What Martial Arts Taught Me About Business & Leadership

📌 Karate, Kung Fu, and Taekwondo didn’t just shape my body — they trained my mind to build unshakable companies.
🥋 Discipline Was My First Business Coach
Before Thibstas.
Before the interviews.
Before the content systems and clarity dashboards…
There was the mat.
The uniform.
The dojo.
I started training in Karate, Kung Fu, and Taekwondo over a decade ago — long before I became a founder.
And even today, when the business world gets noisy, I return to those lessons.
Not to fight.
But to lead with discipline, presence, and power.

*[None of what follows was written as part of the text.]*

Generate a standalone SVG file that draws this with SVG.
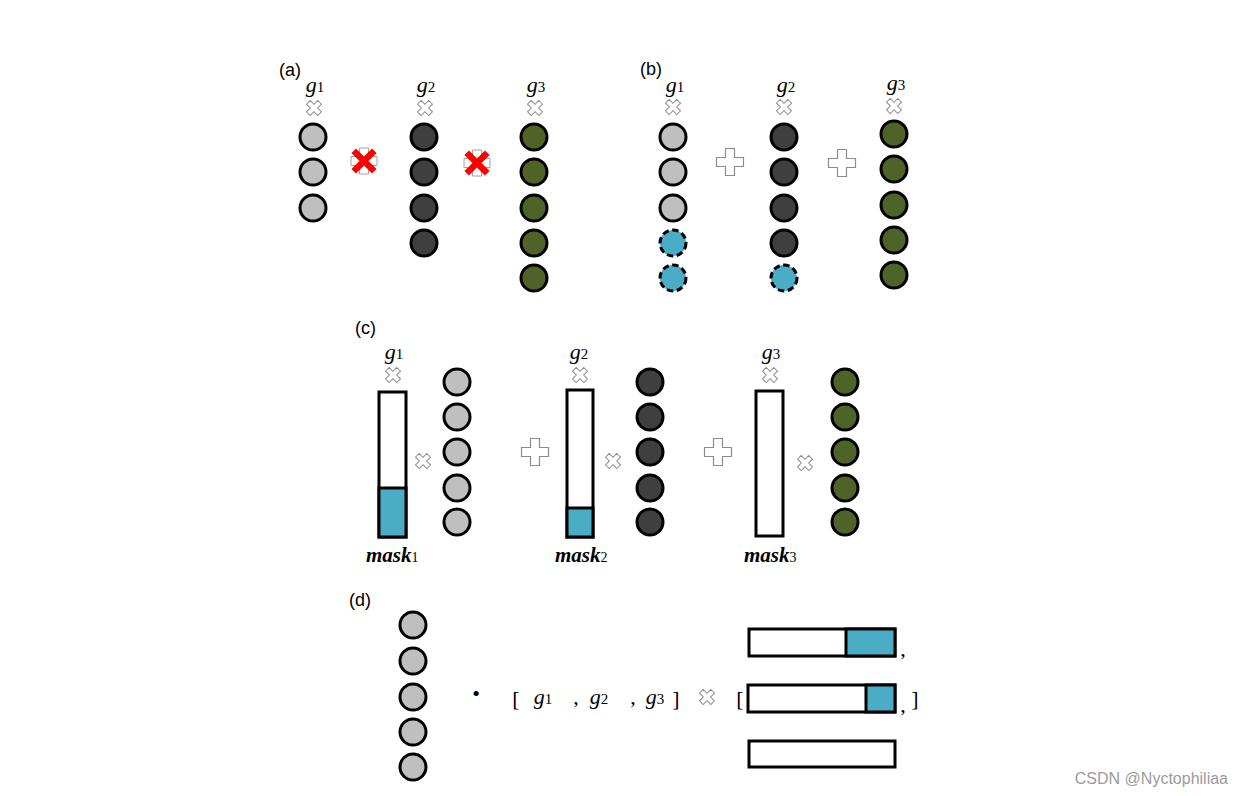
<svg xmlns="http://www.w3.org/2000/svg" xmlns:xlink="http://www.w3.org/1999/xlink" width="1242" height="796" viewBox="0 0 1242 796">
<style>
.lbl{font-family:"Liberation Sans","Open Sans",sans-serif;font-size:18px;fill:#000}
.g{font-family:"Liberation Serif","Times New Roman",serif;font-size:22px;fill:#000}
.g .i{font-style:italic}
.g .s{font-size:15px}
.m{font-family:"Liberation Serif","Times New Roman",serif;font-size:21px;font-weight:bold;font-style:italic;fill:#000}
.m .s{font-size:14px;font-weight:normal;font-style:normal}
.br{font-family:"Liberation Serif","Times New Roman",serif;font-size:22px;fill:#000}
.c{stroke:#000;stroke-width:3}
.lg{fill:#bfbfbf}
.dk{fill:#3f3f3f}
.gr{fill:#4f6228}
.bl{fill:#4bacc6}
.dash{stroke-dasharray:6.5 3.5}
.bar{fill:#fff;stroke:#000;stroke-width:3}
.fill{fill:#4bacc6;stroke:#000;stroke-width:3}
.wm{font-family:"Liberation Sans",Arial,sans-serif;font-size:16px;fill:#9b9b9b}
</style>
<defs>
<path id="xs" d="M-2.6,-8H2.6V-2.6H8V2.6H2.6V8H-2.6V2.6H-8V-2.6H-2.6Z" transform="rotate(45)" fill="#fff" stroke="#8c8c8c" stroke-width="1"/>
<path id="pl" d="M-4.5,-13.5H4.5V-4.5H13.5V4.5H4.5V13.5H-4.5V4.5H-13.5V-4.5H-4.5Z" fill="#fff" stroke="#8c8c8c" stroke-width="1.2"/>
<g id="rx">
<path d="M-4.5,-13H4.5V-4.5H13V4.5H4.5V13H-4.5V4.5H-13V-4.5H-4.5Z" fill="#fff" stroke="#a0a0a0" stroke-width="1"/>
<path d="M-10.3,-10.3L10.3,10.3M10.3,-10.3L-10.3,10.3" stroke="#ff0000" stroke-width="6.5"/>
</g>
</defs>
<g id="connectors"/>

<!-- Panel (a) -->
<g id="panel-a">
<text class="lbl" x="279" y="76">(a)</text>
<g id="a-g1">
<text class="g" x="315" y="92" text-anchor="middle"><tspan class="i">g</tspan><tspan class="s">1</tspan></text>
<use xlink:href="#xs" x="314" y="108"/>
<circle class="c lg" cx="313" cy="137" r="13"/>
<circle class="c lg" cx="313" cy="172" r="13"/>
<circle class="c lg" cx="313" cy="208" r="13"/>
</g>
<g id="a-op1"><use xlink:href="#rx" x="364" y="161"/></g>
<g id="a-g2">
<text class="g" x="426" y="92" text-anchor="middle"><tspan class="i">g</tspan><tspan class="s">2</tspan></text>
<use xlink:href="#xs" x="425" y="108"/>
<circle class="c dk" cx="424" cy="137" r="13"/>
<circle class="c dk" cx="424" cy="172" r="13"/>
<circle class="c dk" cx="424" cy="208" r="13"/>
<circle class="c dk" cx="424" cy="243" r="13"/>
</g>
<g id="a-op2"><use xlink:href="#rx" x="477" y="163"/></g>
<g id="a-g3">
<text class="g" x="536" y="92" text-anchor="middle"><tspan class="i">g</tspan><tspan class="s">3</tspan></text>
<use xlink:href="#xs" x="535" y="108"/>
<circle class="c gr" cx="534" cy="137" r="13"/>
<circle class="c gr" cx="534" cy="172" r="13"/>
<circle class="c gr" cx="534" cy="208" r="13"/>
<circle class="c gr" cx="534" cy="243" r="13"/>
<circle class="c gr" cx="534" cy="278" r="13"/>
</g>
</g>

<!-- Panel (b) -->
<g id="panel-b">
<text class="lbl" x="640" y="75">(b)</text>
<g id="b-g1">
<text class="g" x="675" y="92" text-anchor="middle"><tspan class="i">g</tspan><tspan class="s">1</tspan></text>
<use xlink:href="#xs" x="673" y="107"/>
<circle class="c lg" cx="673" cy="137" r="13"/>
<circle class="c lg" cx="673" cy="172" r="13"/>
<circle class="c lg" cx="673" cy="208" r="13"/>
<circle class="c bl dash" cx="673" cy="243" r="13"/>
<circle class="c bl dash" cx="673" cy="278" r="13"/>
</g>
<g id="b-op1"><use xlink:href="#pl" x="730" y="162"/></g>
<g id="b-g2">
<text class="g" x="786" y="92" text-anchor="middle"><tspan class="i">g</tspan><tspan class="s">2</tspan></text>
<use xlink:href="#xs" x="784" y="107"/>
<circle class="c dk" cx="784" cy="137" r="13"/>
<circle class="c dk" cx="784" cy="172" r="13"/>
<circle class="c dk" cx="784" cy="208" r="13"/>
<circle class="c dk" cx="784" cy="243" r="13"/>
<circle class="c bl dash" cx="784" cy="278" r="13"/>
</g>
<g id="b-op2"><use xlink:href="#pl" x="842" y="163"/></g>
<g id="b-g3">
<text class="g" x="896" y="90" text-anchor="middle"><tspan class="i">g</tspan><tspan class="s">3</tspan></text>
<use xlink:href="#xs" x="894" y="106"/>
<circle class="c gr" cx="894" cy="134" r="13"/>
<circle class="c gr" cx="894" cy="169" r="13"/>
<circle class="c gr" cx="894" cy="205" r="13"/>
<circle class="c gr" cx="894" cy="240" r="13"/>
<circle class="c gr" cx="894" cy="275" r="13"/>
</g>
</g>

<!-- Panel (c) -->
<g id="panel-c">
<text class="lbl" x="355" y="334">(c)</text>
<g id="c-g1">
<text class="g" x="394" y="359" text-anchor="middle"><tspan class="i">g</tspan><tspan class="s">1</tspan></text>
<use xlink:href="#xs" x="393" y="375"/>
<rect class="bar" x="379" y="392" width="27" height="145"/>
<rect class="fill" x="379" y="488" width="27" height="49"/>
<text class="m" x="366" y="562">mask<tspan class="s">1</tspan></text>
<use xlink:href="#xs" x="423" y="461"/>
<circle class="c lg" cx="457" cy="382" r="13"/>
<circle class="c lg" cx="457" cy="417" r="13"/>
<circle class="c lg" cx="457" cy="452" r="13"/>
<circle class="c lg" cx="457" cy="488" r="13"/>
<circle class="c lg" cx="457" cy="522" r="13"/>
</g>
<g id="c-op1"><use xlink:href="#pl" x="535" y="452"/></g>
<g id="c-g2">
<text class="g" x="579" y="359" text-anchor="middle"><tspan class="i">g</tspan><tspan class="s">2</tspan></text>
<use xlink:href="#xs" x="580" y="375"/>
<rect class="bar" x="567" y="390" width="26" height="147"/>
<rect class="fill" x="567" y="508" width="26" height="29"/>
<text class="m" x="555" y="562">mask<tspan class="s">2</tspan></text>
<use xlink:href="#xs" x="613" y="461"/>
<circle class="c dk" cx="650" cy="382" r="13"/>
<circle class="c dk" cx="650" cy="417" r="13"/>
<circle class="c dk" cx="650" cy="452" r="13"/>
<circle class="c dk" cx="650" cy="488" r="13"/>
<circle class="c dk" cx="650" cy="522" r="13"/>
</g>
<g id="c-op2"><use xlink:href="#pl" x="718" y="452"/></g>
<g id="c-g3">
<text class="g" x="771" y="359" text-anchor="middle"><tspan class="i">g</tspan><tspan class="s">3</tspan></text>
<use xlink:href="#xs" x="770" y="375"/>
<rect class="bar" x="756" y="391" width="27" height="145"/>
<text class="m" x="744" y="562">mask<tspan class="s">3</tspan></text>
<use xlink:href="#xs" x="805" y="463"/>
<circle class="c gr" cx="845" cy="382" r="13"/>
<circle class="c gr" cx="845" cy="417" r="13"/>
<circle class="c gr" cx="845" cy="452" r="13"/>
<circle class="c gr" cx="845" cy="488" r="13"/>
<circle class="c gr" cx="845" cy="522" r="13"/>
</g>
</g>

<!-- Panel (d) -->
<g id="panel-d">
<text class="lbl" x="349" y="606">(d)</text>
<g id="d-vec">
<circle class="c lg" cx="413" cy="625" r="13"/>
<circle class="c lg" cx="413" cy="661" r="13"/>
<circle class="c lg" cx="413" cy="697" r="13"/>
<circle class="c lg" cx="413" cy="732" r="13"/>
<circle class="c lg" cx="413" cy="767" r="13"/>
</g>
<g id="d-expr">
<text class="br" x="476" y="701" text-anchor="middle" font-size="13">•</text>
<text class="br" x="516" y="706" text-anchor="middle">[</text>
<text class="g" x="543" y="704" text-anchor="middle"><tspan class="i">g</tspan><tspan class="s">1</tspan></text>
<text class="g" x="576" y="704" text-anchor="middle">,</text>
<text class="g" x="599" y="704" text-anchor="middle"><tspan class="i">g</tspan><tspan class="s">2</tspan></text>
<text class="g" x="633" y="704" text-anchor="middle">,</text>
<text class="g" x="655" y="704" text-anchor="middle"><tspan class="i">g</tspan><tspan class="s">3</tspan></text>
<text class="br" x="676" y="706" text-anchor="middle">]</text>
<use xlink:href="#xs" x="707" y="697"/>
<text class="br" x="740" y="706" text-anchor="middle">[</text>
<text class="br" x="915" y="706" text-anchor="middle">]</text>
</g>
<g id="d-masks">
<rect class="bar" x="749" y="629" width="146" height="27"/>
<rect class="fill" x="846" y="629" width="49" height="27"/>
<text class="g" x="903" y="656" text-anchor="middle">,</text>
<rect class="bar" x="748" y="685" width="147" height="27"/>
<rect class="fill" x="866" y="685" width="29" height="27"/>
<text class="g" x="903" y="712" text-anchor="middle">,</text>
<rect class="bar" x="749" y="741" width="146" height="26"/>
</g>
</g>

<text class="wm" x="1228" y="784" text-anchor="end">CSDN @Nyctophiliaa</text>
</svg>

🧠 1. Respect Is a Culture — Not a Command
In martial arts, you bow before the match.
You don’t do it because you’re weak.
You do it to acknowledge the space, the opponent, and the process.
In business, I’ve learned the same:
- Respect your client, but don’t bend your boundaries.
- Respect your team, but don’t dilute your standards.
- Respect your process, even when no one’s watching.
Respect isn’t about hierarchy.
It’s about honoring energy and intention.
🔁 2. Repetition Builds Mastery — Not Boredom
I’ve thrown the same punch thousands of times.
Not because I’m slow.
Because I want it to become second nature.
Likewise, in business:
- Repeating your story sharpens your positioning.
- Repeating your sales pitch builds confidence.
- Repeating your process creates freedom.
People get bored.
Masters get better.
🎯 3. Stillness Is the Most Underrated Strategy
There’s a moment in every match — just before the move — where everything goes silent.
That’s when control is won.
In business, founders often mistake motion for momentum.
But what I’ve learned:
- Calm founders think deeper.
- Calm leaders listen better.
- Calm companies scale with clarity, not chaos.
Stillness is a weapon. If you learn to hold it.
🥊 4. You Can Train for Pressure
In martial arts, sparring isn’t about violence.
It’s about learning to stay composed under impact.
That’s why I train even today — not just for fitness, but for emotional resilience.
Because in business:
- Clients will shout.
- Sales will dip.
- People will betray.
- Cash flow will test you.
But if you’ve practiced presence under pressure — you’ll still move with poise.
🚫 5. Ego Has No Place in Mastery
The dojo humbles everyone.
I’ve seen black belts get corrected by white belts.
I’ve seen beginners learn faster than seniors.
That humility has shaped how I lead:
I never assume I know it all.
I listen to my juniors.
I study my own blind spots.
I stay a student — even as I teach others.
In business, ego is expensive.
Humility compounds.
🛠️ 6. Systems Are the Real Superpower
Forms (katas) in martial arts are codified systems — choreographed routines that simulate real situations.
They aren’t random.
They teach:
- Flow
- Focus
- Foundation
That’s exactly how I build business systems:
- Repeatable.
- Reliable.
- Rooted in clarity.
Just like forms, systems protect you when life comes swinging unexpectedly.
💬 Final Thought: Business Is the New Dojo
You’ll fall.
You’ll fight.
You’ll sweat.
You’ll question everything.
But if you:
- Show up daily, even when it’s hard
- Refine the basics, even when no one’s watching
- Build quiet power, not just external noise
You’ll not only grow —
You’ll lead with depth, calm, and legacy.
That’s what martial arts gave me.
And that’s what I now pour into every client, team, and brand I help grow.